A person's spleen and surrounding internal organs.

An enlarged spleen (splenomegaly) is when the spleen is larger than normal. The spleen is an organ that is located in the upper left area of the abdomen, just under the ribs. The spleen is like a storage unit for red blood cells, and it also works to filter and clean the blood. It destroys cells that are damaged or worn out. The spleen is also important for fighting disease.

This condition is usually noticed when the spleen is almost twice its normal size. An enlarged spleen is usually a sign of another health problem.

What are the causes?

This condition may be caused by:
  • Mononucleosis and other viral infections.
  • Infection with certain bacteria or parasites.
  • Liver failure and other liver diseases.
  • Blood diseases, such as hemolytic anemia.
  • Blood cancers, such as leukemia or Hodgkin's disease.

Other causes include:
  • Tumors and fluid-filled sacs (cysts).
  • Metabolic disorders, such as Gaucher disease or Niemann–Pick disease.
  • Pressure or blood clots in the veins of the spleen.
  • Connective tissue disorders, such as lupus or rheumatoid arthritis.

What are the signs or symptoms?

Symptoms of this condition include:
  • Pain in the upper left part of the abdomen. The pain may spread to the left shoulder or get worse when you take a breath.
  • Feeling full without eating or after eating only a small amount.
  • Feeling tired.
  • Chronic infections.
  • Bleeding or bruising easily.

In some cases, there are no symptoms.

How is this diagnosed?

This condition is diagnosed based on:
  • A physical exam. Your health care provider will feel the left upper part of your abdomen.
  • Tests, such as:
    • Blood tests to check red and white blood cells and other proteins and enzymes.
    • A biopsy. During a biopsy, a tissue sample of the liver or bone marrow may be removed and looked at under a microscope. A biopsy may be done if there is concern that the liver or bone marrow is causing the enlarged spleen.
    • An abdominal ultrasound.
    • A CT scan.
    • An MRI.

How is this treated?

Treatment for this condition depends on the cause.
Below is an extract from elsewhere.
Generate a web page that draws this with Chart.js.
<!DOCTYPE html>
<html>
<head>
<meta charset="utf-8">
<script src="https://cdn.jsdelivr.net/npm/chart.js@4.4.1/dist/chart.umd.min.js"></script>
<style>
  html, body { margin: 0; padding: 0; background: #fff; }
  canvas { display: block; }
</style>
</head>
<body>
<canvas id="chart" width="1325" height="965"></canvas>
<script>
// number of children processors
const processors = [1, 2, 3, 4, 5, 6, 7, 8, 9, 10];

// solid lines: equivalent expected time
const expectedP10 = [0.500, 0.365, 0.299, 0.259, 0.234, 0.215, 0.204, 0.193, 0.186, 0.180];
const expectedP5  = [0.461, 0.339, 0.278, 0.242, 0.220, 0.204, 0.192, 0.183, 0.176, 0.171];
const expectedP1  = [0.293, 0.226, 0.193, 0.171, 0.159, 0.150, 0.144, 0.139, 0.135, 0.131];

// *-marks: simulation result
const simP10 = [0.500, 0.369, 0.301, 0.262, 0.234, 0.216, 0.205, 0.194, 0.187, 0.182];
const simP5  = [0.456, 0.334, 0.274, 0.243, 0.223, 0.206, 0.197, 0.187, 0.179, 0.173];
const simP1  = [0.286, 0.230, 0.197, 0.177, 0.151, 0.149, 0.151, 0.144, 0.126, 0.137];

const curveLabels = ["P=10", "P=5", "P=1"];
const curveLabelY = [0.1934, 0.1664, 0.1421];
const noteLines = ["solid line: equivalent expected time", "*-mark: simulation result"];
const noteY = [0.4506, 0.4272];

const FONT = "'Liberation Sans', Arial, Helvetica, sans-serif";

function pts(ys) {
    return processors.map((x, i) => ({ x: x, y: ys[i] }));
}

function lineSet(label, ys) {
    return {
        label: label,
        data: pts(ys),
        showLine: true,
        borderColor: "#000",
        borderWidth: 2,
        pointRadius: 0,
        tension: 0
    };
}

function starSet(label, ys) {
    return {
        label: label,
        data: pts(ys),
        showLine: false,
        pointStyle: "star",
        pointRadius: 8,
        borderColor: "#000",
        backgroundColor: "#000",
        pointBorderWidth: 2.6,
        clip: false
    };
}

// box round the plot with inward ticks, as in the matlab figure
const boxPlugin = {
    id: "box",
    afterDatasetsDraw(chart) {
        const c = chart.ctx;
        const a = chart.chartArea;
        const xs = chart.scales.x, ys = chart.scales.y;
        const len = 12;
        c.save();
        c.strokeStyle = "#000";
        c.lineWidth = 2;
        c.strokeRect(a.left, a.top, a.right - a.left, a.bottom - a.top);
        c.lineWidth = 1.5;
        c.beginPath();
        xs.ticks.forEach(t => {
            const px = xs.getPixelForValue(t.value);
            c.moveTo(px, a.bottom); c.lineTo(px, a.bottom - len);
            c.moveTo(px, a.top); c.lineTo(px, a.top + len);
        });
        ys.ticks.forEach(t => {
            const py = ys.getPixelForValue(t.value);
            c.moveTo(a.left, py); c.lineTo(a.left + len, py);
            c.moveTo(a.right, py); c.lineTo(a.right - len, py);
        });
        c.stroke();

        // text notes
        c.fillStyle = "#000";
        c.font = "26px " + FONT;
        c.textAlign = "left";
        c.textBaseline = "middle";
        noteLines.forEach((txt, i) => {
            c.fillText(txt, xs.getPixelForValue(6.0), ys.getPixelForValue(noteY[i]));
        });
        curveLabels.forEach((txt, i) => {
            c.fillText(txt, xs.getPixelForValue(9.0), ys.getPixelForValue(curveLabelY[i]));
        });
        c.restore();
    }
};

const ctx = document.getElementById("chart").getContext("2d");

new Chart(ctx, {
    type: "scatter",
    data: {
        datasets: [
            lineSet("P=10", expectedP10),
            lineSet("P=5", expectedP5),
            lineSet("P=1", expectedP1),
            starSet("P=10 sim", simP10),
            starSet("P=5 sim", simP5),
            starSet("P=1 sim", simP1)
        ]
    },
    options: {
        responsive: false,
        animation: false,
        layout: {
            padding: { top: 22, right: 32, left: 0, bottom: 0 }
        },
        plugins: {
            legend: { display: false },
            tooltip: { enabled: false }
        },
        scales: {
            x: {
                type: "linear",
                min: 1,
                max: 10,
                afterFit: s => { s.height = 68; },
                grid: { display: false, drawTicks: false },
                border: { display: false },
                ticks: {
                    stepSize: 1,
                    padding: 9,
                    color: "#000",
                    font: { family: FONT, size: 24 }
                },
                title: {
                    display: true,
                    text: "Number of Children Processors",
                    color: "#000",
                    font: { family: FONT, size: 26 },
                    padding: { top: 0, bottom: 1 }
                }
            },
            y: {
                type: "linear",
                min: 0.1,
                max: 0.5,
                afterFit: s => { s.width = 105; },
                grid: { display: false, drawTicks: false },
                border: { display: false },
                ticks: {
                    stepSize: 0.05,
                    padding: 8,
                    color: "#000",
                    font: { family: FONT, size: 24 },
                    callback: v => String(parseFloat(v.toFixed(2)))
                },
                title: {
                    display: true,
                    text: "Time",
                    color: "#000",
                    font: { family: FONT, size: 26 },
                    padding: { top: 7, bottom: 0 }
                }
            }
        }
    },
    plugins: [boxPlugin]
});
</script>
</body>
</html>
Treatment aims to:
  • Manage the conditions that cause enlargement of the spleen.
  • Reduce the size of the spleen.

Treatment may include:
  • Medicines to treat infection or disease.
  • Radiation therapy.
  • Blood transfusions.

If these treatments do not help or if the cause cannot be found, surgery to remove the spleen (splenectomy) may be recommended. After surgery, you may need to have vaccinations or take antibiotics to prevent infections.
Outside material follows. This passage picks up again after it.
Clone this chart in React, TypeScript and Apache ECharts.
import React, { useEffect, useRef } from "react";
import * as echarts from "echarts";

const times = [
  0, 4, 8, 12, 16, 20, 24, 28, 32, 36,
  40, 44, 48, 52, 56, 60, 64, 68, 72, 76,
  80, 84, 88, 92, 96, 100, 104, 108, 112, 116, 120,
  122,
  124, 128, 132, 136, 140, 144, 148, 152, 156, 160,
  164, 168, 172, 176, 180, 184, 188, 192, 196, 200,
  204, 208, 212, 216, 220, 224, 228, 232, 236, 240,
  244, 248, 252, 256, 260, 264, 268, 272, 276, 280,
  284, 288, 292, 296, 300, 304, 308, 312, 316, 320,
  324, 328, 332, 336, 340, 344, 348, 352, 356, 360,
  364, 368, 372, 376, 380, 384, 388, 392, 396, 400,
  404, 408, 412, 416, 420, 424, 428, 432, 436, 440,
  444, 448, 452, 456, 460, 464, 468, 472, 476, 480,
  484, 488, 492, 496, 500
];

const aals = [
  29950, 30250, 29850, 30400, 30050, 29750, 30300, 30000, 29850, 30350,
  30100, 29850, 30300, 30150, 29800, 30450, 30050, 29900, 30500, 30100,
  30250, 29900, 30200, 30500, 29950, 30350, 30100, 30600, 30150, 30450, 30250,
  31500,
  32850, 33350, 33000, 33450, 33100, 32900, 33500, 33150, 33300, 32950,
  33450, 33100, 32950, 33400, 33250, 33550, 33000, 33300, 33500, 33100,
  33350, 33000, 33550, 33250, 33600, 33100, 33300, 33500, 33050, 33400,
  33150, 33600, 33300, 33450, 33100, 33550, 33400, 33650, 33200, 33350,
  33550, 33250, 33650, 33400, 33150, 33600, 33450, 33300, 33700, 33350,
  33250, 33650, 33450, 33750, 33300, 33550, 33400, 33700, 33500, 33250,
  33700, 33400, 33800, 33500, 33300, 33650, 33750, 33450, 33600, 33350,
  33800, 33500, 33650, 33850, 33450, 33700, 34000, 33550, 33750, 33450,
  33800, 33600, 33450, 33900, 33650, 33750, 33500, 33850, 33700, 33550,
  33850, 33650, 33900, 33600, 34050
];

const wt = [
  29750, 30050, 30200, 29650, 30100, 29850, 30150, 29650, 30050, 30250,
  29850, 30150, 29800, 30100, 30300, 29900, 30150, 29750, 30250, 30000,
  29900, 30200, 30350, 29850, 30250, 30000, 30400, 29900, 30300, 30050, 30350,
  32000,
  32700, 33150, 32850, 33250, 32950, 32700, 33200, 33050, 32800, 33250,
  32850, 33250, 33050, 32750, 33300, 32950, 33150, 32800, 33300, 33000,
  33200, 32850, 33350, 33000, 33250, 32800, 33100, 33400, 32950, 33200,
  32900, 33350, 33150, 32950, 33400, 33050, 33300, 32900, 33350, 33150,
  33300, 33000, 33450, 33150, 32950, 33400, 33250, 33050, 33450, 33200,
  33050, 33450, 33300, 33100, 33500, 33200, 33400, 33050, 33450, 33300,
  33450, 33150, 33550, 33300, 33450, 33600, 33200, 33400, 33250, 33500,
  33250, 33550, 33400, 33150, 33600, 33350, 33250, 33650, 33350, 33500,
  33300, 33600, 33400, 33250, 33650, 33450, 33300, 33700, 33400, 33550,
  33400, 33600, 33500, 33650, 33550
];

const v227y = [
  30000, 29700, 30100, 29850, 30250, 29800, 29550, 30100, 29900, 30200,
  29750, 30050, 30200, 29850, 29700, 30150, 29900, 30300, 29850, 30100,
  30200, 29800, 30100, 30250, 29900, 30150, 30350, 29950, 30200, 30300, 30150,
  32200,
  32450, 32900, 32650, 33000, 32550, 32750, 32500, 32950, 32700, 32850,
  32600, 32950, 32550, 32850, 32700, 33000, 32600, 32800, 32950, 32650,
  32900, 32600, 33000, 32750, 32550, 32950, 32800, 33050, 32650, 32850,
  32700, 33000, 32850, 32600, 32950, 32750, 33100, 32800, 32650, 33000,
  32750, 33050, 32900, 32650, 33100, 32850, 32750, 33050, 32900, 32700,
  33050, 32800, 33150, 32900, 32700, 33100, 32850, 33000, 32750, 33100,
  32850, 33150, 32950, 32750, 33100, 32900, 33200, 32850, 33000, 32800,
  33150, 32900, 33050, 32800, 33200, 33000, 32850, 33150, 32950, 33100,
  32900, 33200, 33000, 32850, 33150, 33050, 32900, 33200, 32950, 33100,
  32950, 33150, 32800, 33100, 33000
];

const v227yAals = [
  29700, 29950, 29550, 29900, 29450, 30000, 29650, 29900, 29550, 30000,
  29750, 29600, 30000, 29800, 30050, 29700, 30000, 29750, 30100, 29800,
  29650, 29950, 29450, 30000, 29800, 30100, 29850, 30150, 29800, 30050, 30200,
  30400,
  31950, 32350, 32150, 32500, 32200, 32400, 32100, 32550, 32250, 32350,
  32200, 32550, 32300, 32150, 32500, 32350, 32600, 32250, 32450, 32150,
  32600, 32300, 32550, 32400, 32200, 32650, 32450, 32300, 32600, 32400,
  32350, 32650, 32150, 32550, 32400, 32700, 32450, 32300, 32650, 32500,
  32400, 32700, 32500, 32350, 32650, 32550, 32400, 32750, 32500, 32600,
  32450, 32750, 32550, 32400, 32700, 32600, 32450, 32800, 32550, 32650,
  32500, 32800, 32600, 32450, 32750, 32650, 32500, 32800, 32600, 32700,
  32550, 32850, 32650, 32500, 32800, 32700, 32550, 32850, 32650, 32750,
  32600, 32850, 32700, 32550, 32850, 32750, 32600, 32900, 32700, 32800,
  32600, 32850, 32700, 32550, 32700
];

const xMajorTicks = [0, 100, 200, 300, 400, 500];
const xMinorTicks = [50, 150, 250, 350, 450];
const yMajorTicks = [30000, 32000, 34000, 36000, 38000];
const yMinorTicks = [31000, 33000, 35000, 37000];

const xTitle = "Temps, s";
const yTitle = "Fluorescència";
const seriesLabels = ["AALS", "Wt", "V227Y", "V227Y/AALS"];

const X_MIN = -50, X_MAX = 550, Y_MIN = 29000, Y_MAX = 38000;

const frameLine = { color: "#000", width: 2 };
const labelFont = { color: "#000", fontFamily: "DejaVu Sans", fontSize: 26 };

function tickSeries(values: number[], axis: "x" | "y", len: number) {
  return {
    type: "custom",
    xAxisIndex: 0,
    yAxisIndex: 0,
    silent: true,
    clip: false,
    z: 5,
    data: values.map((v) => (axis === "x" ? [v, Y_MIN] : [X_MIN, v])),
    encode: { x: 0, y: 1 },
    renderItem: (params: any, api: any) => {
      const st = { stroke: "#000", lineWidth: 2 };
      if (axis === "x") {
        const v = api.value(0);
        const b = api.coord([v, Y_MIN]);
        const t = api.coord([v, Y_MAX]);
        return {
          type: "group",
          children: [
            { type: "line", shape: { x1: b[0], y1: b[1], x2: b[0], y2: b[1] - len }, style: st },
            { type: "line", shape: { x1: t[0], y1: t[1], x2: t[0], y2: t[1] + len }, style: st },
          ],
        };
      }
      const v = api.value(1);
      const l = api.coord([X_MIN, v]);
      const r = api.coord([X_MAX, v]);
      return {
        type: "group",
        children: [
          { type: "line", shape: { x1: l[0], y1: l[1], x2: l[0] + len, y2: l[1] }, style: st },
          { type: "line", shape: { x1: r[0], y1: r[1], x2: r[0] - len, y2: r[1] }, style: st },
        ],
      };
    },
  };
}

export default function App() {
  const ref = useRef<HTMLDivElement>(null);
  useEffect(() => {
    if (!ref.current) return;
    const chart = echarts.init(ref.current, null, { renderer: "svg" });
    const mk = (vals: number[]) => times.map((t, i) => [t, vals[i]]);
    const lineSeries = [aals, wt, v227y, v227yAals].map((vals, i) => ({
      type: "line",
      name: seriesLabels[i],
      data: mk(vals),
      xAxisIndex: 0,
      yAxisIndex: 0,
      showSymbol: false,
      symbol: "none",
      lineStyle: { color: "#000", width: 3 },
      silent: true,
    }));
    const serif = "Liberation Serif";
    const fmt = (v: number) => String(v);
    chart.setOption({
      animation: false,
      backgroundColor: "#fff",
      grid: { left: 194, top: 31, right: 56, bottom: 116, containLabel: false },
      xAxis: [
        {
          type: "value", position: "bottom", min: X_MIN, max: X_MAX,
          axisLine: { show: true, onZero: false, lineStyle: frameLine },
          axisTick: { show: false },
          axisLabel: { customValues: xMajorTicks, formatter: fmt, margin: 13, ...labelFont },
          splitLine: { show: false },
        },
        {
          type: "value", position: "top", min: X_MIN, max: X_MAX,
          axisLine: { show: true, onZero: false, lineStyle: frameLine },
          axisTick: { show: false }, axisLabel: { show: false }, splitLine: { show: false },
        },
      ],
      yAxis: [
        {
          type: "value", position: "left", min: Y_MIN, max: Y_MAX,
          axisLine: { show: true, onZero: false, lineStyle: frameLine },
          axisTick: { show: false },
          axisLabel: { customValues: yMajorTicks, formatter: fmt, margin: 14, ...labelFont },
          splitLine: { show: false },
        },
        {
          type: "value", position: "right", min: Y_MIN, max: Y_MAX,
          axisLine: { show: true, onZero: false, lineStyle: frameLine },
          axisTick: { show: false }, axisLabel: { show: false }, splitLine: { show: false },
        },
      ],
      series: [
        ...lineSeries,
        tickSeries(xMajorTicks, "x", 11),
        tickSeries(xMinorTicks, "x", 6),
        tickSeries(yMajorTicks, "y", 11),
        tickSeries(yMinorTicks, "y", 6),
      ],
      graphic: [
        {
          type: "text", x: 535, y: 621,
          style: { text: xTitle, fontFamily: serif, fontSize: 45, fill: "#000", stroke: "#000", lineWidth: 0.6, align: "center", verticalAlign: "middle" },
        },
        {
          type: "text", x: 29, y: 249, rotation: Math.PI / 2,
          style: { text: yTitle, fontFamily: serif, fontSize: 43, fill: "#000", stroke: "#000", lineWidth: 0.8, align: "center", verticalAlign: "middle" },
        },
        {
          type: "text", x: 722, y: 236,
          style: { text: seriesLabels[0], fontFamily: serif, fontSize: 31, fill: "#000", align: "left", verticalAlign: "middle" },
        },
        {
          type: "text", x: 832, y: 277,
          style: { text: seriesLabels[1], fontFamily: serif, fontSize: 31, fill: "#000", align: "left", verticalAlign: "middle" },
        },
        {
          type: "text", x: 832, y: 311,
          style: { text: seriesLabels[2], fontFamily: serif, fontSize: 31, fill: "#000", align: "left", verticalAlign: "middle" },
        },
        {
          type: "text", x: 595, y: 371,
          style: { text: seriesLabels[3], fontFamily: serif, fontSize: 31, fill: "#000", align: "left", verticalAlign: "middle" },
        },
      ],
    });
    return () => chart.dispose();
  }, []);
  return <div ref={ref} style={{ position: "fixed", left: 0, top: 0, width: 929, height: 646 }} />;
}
Follow these instructions at home:


  • Take over-the-counter and prescription medicines only as told by your health care provider.
  • If you were prescribed an antibiotic medicine, take it as told by your health care provider. Do not stop taking the antibiotic even if you start to feel better.
  • Talk with your health care provider about whether you need vaccinations to help prevent infections. This may be needed if treatment included surgery to remove the spleen. Not having a spleen makes certain infections more dangerous because it weakens the body's disease-fighting system (immune system).

General instructions

  • Follow instructions from your health care provider about limiting your activities. To avoid injury or a ruptured spleen, make sure you:
    • Avoid contact sports.
    • Wear a seat belt in the car.
  • Keep all follow-up visits as told by your health care provider. This is important.

Contact a health care provider if:

  • Your symptoms do not improve as expected.
  • You have a fever or chills.
  • You feel generally ill.
  • You have increased pain when you take in a breath.

Get help right away if you:

  • Experience an injury or impact to the spleen area.
  • Have abdominal pain that becomes severe.
  • Feel dizzy or you faint.
  • Feel very weak.
  • Have cold and clammy skin.
  • Have sweating for no reason.
  • Have chest pain or difficulty breathing.


  • An enlarged spleen (splenomegaly) is when the spleen is larger than normal.
  • An enlarged spleen is usually a sign of another health problem.
  • This condition is treated with medicines, radiation therapy, blood transfusions, vaccines, or surgery.

This information is not intended to replace advice given to you by your health care provider. Make sure you discuss any questions you have with your health care provider.